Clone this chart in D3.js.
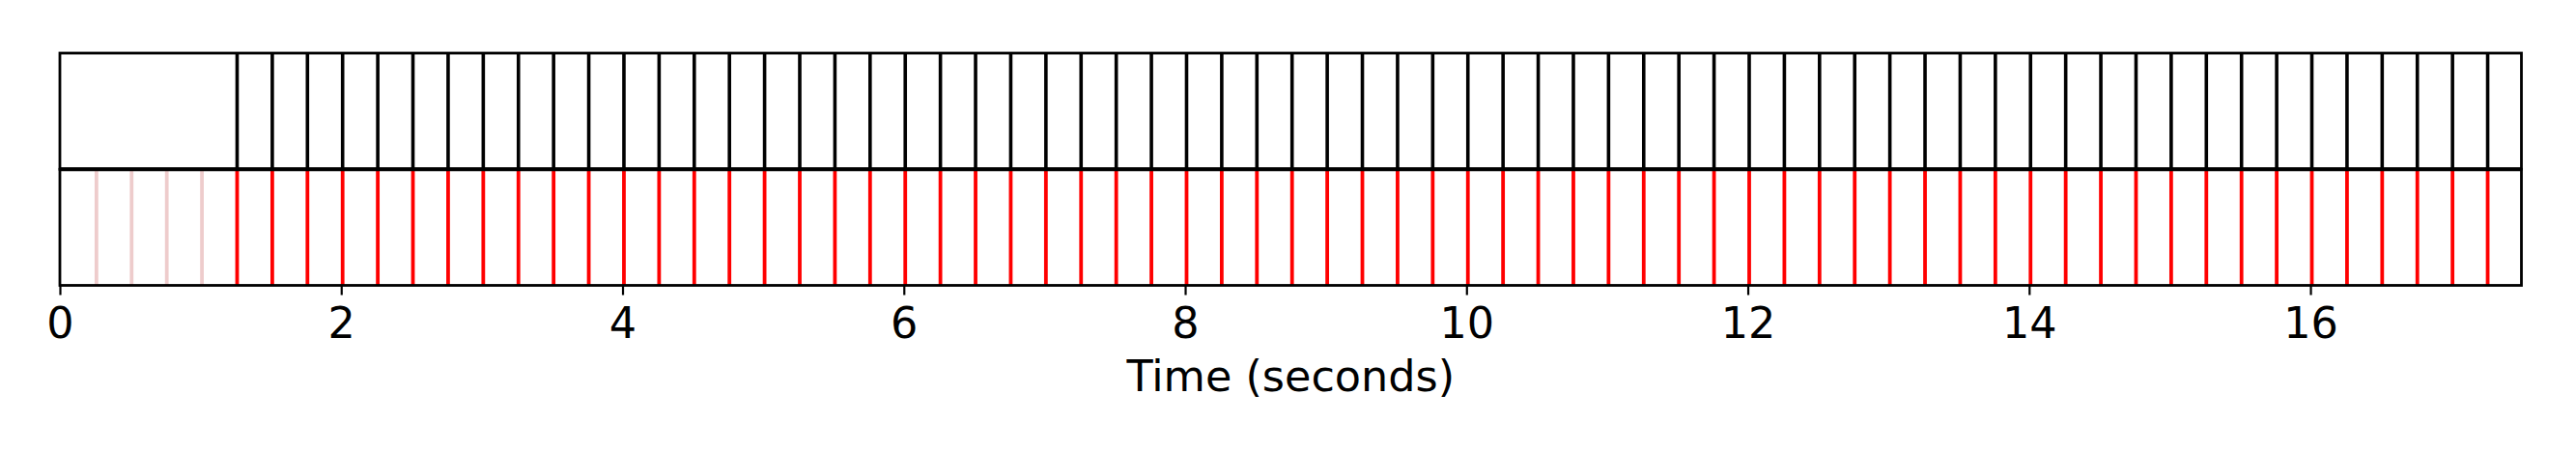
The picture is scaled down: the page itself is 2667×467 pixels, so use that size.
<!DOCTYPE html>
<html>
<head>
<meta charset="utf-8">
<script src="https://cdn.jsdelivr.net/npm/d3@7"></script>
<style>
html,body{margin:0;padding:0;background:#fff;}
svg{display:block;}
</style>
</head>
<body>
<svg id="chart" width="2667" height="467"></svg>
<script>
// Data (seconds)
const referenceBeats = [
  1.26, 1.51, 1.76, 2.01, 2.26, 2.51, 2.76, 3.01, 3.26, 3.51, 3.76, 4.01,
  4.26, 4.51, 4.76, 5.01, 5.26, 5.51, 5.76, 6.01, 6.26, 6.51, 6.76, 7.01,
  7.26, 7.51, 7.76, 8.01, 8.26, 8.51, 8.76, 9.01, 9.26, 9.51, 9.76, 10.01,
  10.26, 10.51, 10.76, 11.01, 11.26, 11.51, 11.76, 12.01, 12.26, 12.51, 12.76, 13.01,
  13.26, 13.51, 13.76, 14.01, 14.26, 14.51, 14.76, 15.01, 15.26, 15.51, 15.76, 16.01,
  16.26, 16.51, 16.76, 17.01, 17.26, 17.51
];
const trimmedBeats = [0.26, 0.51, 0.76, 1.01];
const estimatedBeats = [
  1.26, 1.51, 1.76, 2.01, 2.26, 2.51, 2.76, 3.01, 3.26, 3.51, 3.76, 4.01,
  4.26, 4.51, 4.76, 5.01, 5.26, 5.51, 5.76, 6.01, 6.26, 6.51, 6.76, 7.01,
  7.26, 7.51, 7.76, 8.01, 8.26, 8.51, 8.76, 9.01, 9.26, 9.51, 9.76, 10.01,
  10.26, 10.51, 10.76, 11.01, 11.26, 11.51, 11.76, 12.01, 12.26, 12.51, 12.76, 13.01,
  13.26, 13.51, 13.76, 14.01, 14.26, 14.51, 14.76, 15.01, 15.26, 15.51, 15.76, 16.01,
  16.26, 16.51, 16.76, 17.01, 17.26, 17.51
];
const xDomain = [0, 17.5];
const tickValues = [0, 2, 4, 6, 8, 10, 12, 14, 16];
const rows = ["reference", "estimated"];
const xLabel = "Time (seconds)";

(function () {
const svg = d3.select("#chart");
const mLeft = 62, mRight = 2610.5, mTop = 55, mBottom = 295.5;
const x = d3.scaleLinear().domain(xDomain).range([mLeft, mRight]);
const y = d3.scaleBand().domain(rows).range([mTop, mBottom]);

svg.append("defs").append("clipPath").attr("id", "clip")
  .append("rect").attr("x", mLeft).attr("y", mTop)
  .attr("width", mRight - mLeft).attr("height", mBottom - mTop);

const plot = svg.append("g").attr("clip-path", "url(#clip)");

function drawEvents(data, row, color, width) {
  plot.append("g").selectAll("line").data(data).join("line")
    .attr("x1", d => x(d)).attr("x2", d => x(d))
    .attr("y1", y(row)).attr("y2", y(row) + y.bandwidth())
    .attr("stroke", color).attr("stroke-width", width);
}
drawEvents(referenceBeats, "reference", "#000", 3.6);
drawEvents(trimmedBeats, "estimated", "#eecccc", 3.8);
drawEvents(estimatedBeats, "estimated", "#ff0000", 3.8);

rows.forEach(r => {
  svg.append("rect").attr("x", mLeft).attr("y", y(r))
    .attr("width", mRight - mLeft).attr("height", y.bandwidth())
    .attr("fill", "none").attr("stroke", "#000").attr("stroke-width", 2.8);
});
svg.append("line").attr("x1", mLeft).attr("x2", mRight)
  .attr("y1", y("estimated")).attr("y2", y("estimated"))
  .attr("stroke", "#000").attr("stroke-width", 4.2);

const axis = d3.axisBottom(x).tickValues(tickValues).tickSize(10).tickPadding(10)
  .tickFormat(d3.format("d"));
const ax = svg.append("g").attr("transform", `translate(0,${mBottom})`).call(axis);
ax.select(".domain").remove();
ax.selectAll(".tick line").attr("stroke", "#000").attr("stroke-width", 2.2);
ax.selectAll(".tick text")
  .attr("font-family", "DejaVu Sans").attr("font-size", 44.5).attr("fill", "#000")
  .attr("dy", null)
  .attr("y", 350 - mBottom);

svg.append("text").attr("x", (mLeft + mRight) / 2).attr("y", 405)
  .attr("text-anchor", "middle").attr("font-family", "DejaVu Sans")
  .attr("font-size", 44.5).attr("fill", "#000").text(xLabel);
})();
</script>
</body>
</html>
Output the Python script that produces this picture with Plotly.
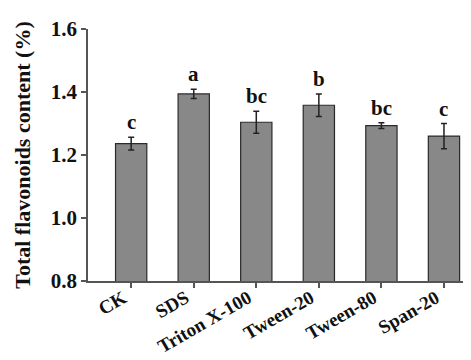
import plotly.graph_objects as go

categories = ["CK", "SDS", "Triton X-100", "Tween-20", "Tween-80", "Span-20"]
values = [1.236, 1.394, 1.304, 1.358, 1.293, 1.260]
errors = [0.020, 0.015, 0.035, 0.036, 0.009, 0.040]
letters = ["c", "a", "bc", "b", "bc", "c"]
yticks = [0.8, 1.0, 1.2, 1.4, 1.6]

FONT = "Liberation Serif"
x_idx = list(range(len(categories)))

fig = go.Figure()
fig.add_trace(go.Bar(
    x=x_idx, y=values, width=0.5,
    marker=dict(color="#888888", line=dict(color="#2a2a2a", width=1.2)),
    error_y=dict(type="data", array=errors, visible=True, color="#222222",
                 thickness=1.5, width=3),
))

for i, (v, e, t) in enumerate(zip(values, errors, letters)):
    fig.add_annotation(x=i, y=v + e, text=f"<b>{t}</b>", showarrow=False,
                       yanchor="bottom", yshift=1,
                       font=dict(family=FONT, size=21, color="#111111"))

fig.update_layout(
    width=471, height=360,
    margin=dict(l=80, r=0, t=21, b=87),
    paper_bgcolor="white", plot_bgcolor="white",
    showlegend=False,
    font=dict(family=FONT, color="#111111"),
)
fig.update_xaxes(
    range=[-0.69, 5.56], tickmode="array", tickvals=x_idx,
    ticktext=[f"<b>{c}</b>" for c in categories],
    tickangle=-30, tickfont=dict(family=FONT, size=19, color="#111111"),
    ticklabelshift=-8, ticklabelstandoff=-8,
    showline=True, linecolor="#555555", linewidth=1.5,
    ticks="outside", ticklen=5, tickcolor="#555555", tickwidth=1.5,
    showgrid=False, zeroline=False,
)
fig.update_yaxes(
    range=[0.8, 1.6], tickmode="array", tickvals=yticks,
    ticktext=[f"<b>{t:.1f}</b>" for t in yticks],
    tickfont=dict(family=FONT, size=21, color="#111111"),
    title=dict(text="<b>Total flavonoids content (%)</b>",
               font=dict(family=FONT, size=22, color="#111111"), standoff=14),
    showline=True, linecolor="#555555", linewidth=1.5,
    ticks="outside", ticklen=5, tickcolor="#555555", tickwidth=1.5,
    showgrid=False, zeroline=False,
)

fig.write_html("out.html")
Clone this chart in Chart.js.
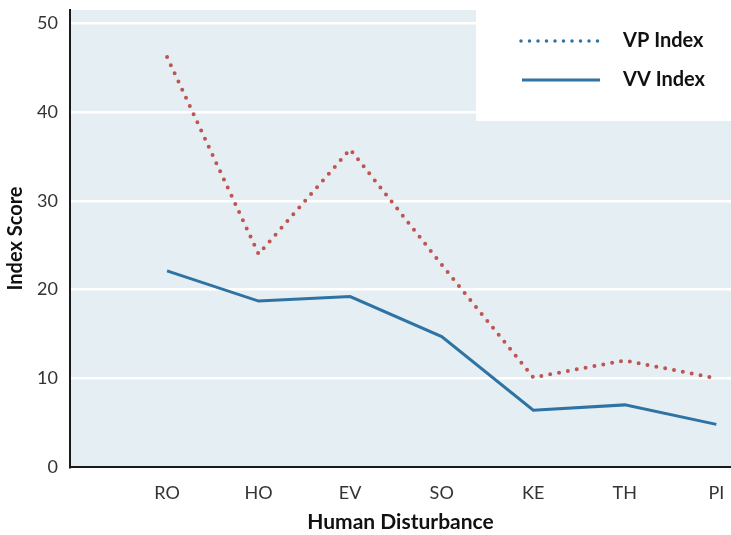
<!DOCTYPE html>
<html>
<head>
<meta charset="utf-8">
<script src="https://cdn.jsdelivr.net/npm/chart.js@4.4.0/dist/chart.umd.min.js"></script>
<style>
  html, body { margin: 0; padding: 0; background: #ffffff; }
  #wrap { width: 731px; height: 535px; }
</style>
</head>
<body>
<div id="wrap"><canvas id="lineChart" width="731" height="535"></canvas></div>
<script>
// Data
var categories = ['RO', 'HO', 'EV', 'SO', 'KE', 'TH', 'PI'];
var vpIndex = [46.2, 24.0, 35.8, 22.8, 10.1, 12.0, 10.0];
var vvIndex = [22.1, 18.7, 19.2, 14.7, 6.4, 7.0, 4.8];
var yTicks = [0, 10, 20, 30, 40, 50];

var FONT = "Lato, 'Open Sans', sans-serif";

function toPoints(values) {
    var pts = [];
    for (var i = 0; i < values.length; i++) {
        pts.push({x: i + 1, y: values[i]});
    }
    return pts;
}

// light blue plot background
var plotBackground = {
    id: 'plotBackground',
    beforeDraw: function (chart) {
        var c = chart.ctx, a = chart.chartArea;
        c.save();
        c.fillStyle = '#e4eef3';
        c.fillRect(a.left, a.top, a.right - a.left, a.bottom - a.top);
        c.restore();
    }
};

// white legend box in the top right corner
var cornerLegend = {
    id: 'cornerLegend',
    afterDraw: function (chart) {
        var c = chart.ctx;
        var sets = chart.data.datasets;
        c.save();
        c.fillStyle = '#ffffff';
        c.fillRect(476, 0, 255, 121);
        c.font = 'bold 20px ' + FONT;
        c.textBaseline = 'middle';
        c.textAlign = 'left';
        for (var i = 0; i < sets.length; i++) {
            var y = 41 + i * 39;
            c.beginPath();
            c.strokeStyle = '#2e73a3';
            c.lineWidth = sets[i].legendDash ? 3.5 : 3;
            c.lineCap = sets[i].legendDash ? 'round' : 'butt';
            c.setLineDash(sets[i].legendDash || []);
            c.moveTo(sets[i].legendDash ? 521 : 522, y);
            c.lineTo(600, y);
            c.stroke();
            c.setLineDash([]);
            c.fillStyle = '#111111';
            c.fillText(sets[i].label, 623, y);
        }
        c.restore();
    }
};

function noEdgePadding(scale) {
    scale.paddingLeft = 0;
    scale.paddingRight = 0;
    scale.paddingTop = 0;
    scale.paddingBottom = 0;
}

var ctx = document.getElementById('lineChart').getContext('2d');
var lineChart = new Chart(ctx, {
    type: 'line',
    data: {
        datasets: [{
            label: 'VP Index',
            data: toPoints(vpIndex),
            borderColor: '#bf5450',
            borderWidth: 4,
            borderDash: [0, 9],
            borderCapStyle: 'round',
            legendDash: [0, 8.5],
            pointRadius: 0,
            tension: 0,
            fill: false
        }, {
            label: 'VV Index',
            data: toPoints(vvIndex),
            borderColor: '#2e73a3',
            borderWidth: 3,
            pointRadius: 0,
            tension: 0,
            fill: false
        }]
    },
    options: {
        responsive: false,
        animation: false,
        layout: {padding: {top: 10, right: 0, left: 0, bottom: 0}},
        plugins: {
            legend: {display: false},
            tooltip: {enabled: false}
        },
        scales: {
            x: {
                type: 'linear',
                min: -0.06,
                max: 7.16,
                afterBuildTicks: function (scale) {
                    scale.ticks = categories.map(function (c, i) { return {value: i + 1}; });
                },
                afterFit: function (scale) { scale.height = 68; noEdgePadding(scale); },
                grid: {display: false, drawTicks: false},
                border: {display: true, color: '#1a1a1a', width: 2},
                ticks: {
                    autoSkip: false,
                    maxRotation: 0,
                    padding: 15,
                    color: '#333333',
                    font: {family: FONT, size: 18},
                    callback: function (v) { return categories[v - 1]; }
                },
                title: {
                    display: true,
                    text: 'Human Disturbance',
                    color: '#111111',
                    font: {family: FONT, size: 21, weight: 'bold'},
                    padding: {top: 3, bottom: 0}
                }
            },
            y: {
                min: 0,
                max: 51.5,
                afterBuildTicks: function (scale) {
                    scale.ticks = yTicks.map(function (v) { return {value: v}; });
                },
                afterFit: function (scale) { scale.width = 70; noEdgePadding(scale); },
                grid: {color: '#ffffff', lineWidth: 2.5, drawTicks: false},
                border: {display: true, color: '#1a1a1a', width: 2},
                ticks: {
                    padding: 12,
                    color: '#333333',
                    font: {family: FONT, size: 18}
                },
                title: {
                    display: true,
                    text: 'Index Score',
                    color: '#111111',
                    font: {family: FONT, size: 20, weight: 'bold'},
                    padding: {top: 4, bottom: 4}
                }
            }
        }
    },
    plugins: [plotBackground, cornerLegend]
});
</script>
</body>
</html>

-*-

→ **To be done**
Copy word for word every line from the one with "Output the Python" through the one with "x_idx = list(range(len(categories)))", including both. No pictures belong in the copy.

→ **Correct result**
Output the Python script that produces this picture with Plotly.
import plotly.graph_objects as go

categories = ["CK", "SDS", "Triton X-100", "Tween-20", "Tween-80", "Span-20"]
values = [1.236, 1.394, 1.304, 1.358, 1.293, 1.260]
errors = [0.020, 0.015, 0.035, 0.036, 0.009, 0.040]
letters = ["c", "a", "bc", "b", "bc", "c"]
yticks = [0.8, 1.0, 1.2, 1.4, 1.6]

FONT = "Liberation Serif"
x_idx = list(range(len(categories)))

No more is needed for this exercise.